┌──
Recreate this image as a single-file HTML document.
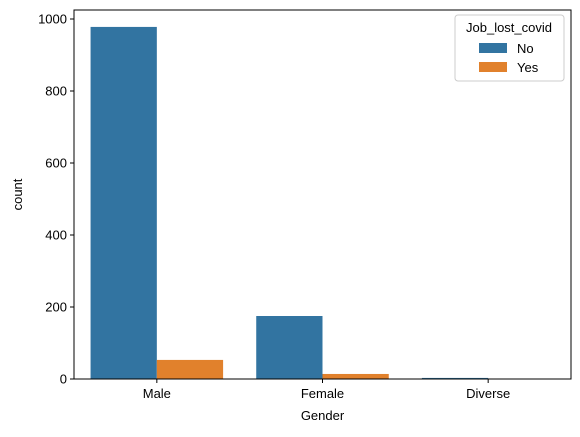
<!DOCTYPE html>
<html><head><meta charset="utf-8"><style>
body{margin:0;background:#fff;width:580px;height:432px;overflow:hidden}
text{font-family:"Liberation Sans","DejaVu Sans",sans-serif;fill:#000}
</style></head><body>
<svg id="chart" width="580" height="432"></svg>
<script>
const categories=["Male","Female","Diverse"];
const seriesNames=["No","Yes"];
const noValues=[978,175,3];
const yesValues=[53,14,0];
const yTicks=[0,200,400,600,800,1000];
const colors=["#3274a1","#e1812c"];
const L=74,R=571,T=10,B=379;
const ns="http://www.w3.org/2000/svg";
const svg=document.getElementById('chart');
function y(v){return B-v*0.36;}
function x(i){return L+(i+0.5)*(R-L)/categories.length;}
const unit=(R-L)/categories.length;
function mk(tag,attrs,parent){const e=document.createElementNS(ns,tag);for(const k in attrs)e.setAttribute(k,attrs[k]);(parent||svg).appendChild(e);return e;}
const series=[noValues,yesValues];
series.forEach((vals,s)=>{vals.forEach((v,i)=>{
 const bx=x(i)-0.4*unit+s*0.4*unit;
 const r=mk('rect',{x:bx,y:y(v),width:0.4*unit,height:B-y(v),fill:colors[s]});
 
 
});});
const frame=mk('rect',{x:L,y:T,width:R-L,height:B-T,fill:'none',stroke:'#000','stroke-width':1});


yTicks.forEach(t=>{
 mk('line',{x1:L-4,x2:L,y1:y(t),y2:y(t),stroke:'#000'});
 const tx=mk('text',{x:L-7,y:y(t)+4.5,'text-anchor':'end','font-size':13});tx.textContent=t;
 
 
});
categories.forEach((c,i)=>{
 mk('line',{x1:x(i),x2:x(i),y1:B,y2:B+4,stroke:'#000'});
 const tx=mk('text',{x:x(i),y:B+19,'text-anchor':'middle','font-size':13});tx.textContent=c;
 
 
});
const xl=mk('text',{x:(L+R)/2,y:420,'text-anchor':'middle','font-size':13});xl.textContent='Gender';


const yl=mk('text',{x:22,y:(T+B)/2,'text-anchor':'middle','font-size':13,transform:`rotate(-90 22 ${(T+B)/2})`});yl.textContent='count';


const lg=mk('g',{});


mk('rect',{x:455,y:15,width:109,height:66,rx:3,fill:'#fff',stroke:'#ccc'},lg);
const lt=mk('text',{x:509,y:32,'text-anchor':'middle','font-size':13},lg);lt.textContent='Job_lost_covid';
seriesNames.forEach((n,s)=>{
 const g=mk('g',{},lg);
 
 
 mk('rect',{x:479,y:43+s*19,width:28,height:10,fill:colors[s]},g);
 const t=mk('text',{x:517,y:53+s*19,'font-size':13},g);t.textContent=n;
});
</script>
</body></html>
└──
┌──
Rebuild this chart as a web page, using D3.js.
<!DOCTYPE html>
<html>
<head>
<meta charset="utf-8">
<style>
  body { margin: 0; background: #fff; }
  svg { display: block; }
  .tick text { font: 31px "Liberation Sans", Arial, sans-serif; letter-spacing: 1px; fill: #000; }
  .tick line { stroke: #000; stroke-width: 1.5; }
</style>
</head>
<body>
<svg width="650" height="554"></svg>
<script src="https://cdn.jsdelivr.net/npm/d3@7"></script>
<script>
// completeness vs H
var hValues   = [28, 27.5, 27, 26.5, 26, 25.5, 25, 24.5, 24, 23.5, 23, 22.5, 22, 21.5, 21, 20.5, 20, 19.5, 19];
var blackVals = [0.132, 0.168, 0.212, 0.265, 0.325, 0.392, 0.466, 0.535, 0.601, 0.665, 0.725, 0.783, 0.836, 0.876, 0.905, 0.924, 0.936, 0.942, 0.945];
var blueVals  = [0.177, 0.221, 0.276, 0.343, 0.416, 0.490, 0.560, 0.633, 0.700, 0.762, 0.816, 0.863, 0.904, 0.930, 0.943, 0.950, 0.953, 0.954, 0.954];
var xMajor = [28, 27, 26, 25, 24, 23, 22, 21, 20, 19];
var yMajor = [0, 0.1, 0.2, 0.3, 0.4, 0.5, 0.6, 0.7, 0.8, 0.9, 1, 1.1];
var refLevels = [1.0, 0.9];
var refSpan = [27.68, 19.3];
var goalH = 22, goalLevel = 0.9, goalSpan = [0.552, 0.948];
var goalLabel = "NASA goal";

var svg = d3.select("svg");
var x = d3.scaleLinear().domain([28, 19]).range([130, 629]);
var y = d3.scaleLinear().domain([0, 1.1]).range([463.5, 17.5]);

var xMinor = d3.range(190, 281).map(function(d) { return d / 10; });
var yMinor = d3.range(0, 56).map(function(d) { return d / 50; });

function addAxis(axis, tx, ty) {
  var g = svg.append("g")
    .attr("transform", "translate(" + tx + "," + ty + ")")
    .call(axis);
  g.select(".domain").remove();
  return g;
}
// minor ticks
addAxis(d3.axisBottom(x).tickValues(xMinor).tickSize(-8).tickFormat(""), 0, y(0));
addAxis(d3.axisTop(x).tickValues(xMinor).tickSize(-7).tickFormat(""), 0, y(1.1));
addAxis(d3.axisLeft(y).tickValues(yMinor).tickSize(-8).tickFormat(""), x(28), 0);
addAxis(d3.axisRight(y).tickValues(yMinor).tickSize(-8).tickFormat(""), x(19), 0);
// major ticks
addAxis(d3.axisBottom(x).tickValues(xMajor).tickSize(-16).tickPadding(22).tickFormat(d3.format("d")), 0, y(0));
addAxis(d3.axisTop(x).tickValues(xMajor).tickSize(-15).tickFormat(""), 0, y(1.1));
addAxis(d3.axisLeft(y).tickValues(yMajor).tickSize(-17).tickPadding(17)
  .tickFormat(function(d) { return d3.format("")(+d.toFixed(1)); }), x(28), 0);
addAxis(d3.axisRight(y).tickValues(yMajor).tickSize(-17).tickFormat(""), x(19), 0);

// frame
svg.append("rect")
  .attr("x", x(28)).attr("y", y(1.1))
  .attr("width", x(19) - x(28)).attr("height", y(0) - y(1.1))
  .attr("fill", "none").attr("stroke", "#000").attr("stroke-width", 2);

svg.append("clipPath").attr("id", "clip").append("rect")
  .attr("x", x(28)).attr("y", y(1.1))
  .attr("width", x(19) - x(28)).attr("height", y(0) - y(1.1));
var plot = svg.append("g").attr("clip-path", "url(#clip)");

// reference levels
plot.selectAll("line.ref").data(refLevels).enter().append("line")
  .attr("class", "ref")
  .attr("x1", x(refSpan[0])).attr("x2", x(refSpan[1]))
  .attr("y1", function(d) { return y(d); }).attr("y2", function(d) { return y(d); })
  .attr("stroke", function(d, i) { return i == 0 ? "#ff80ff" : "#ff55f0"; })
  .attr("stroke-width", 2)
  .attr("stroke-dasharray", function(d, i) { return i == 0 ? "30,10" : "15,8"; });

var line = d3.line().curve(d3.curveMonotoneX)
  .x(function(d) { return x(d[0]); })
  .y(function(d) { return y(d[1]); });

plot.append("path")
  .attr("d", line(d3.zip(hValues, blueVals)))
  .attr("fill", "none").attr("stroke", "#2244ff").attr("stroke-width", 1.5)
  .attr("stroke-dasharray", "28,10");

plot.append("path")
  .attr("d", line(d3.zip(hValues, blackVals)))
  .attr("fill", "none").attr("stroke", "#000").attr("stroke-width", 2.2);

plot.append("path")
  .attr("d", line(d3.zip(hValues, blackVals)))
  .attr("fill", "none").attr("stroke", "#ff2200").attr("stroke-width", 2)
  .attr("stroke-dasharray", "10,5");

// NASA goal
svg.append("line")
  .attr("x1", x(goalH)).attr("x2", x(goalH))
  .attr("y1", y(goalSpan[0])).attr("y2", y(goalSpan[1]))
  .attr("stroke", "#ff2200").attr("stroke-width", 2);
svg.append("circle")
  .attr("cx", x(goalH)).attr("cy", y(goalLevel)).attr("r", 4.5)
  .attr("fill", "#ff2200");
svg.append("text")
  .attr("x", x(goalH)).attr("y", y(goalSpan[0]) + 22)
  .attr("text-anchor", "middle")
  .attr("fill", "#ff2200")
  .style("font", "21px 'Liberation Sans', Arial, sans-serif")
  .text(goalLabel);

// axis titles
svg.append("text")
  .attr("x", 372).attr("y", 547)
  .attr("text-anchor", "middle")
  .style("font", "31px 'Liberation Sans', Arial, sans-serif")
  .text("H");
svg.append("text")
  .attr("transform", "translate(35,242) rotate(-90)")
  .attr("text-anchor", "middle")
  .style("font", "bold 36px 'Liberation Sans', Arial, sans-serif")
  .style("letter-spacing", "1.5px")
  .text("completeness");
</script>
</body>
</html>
└──
┌──
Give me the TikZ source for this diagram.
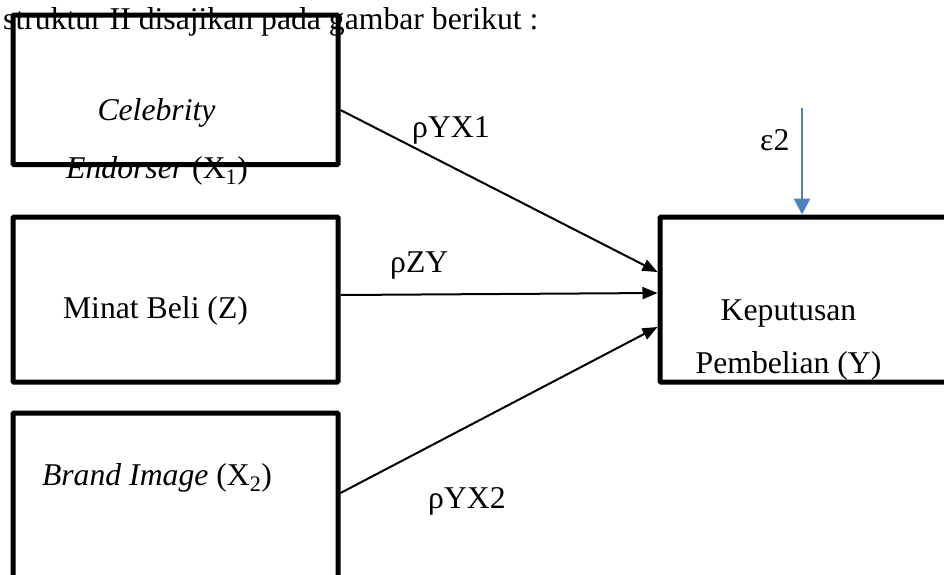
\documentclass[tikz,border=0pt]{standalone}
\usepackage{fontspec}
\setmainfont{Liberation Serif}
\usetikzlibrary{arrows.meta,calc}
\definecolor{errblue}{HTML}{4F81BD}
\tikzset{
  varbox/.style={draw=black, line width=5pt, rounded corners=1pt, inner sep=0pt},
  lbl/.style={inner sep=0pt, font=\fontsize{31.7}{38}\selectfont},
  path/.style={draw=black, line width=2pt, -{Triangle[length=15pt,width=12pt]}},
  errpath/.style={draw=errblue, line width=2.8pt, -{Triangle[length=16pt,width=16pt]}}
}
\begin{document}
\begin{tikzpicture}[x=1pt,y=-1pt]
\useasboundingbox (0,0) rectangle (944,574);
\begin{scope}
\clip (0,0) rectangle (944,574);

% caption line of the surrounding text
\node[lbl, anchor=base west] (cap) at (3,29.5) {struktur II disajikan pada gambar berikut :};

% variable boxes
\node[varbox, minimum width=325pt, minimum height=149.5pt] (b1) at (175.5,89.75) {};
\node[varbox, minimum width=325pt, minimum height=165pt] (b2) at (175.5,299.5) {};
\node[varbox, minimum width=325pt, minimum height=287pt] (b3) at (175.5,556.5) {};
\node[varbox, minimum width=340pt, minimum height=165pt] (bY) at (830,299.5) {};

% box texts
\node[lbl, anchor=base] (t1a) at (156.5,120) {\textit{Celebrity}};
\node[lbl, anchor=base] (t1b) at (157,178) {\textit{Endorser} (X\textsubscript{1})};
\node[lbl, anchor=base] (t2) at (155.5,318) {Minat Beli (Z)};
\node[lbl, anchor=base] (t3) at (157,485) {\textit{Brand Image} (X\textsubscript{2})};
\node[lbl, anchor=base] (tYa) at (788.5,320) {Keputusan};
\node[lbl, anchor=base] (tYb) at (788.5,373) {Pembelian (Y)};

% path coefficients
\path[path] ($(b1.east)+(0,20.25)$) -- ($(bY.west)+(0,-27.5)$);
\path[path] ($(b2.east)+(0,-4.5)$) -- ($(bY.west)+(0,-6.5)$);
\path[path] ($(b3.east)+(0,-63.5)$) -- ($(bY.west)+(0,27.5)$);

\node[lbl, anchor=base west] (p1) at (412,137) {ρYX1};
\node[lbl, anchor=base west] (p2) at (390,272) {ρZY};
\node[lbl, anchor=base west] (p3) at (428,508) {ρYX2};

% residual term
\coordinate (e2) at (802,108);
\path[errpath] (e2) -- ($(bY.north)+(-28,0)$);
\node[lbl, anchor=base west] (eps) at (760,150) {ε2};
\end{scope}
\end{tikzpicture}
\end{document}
└──
• [The request]: Transcribe, leaving out pictures, each line from the one containing "Give me the TikZ source for this diagram." through the one containing "anchor=base west] (cap)".

• [The result]:
Give me the TikZ source for this diagram.
\documentclass[tikz,border=0pt]{standalone}
\usepackage{fontspec}
\setmainfont{Liberation Serif}
\usetikzlibrary{arrows.meta,calc}
\definecolor{errblue}{HTML}{4F81BD}
\tikzset{
  varbox/.style={draw=black, line width=5pt, rounded corners=1pt, inner sep=0pt},
  lbl/.style={inner sep=0pt, font=\fontsize{31.7}{38}\selectfont},
  path/.style={draw=black, line width=2pt, -{Triangle[length=15pt,width=12pt]}},
  errpath/.style={draw=errblue, line width=2.8pt, -{Triangle[length=16pt,width=16pt]}}
}
\begin{document}
\begin{tikzpicture}[x=1pt,y=-1pt]
\useasboundingbox (0,0) rectangle (944,574);
\begin{scope}
\clip (0,0) rectangle (944,574);

% caption line of the surrounding text
\node[lbl, anchor=base west] (cap) at (3,29.5) {struktur II disajikan pada gambar berikut :};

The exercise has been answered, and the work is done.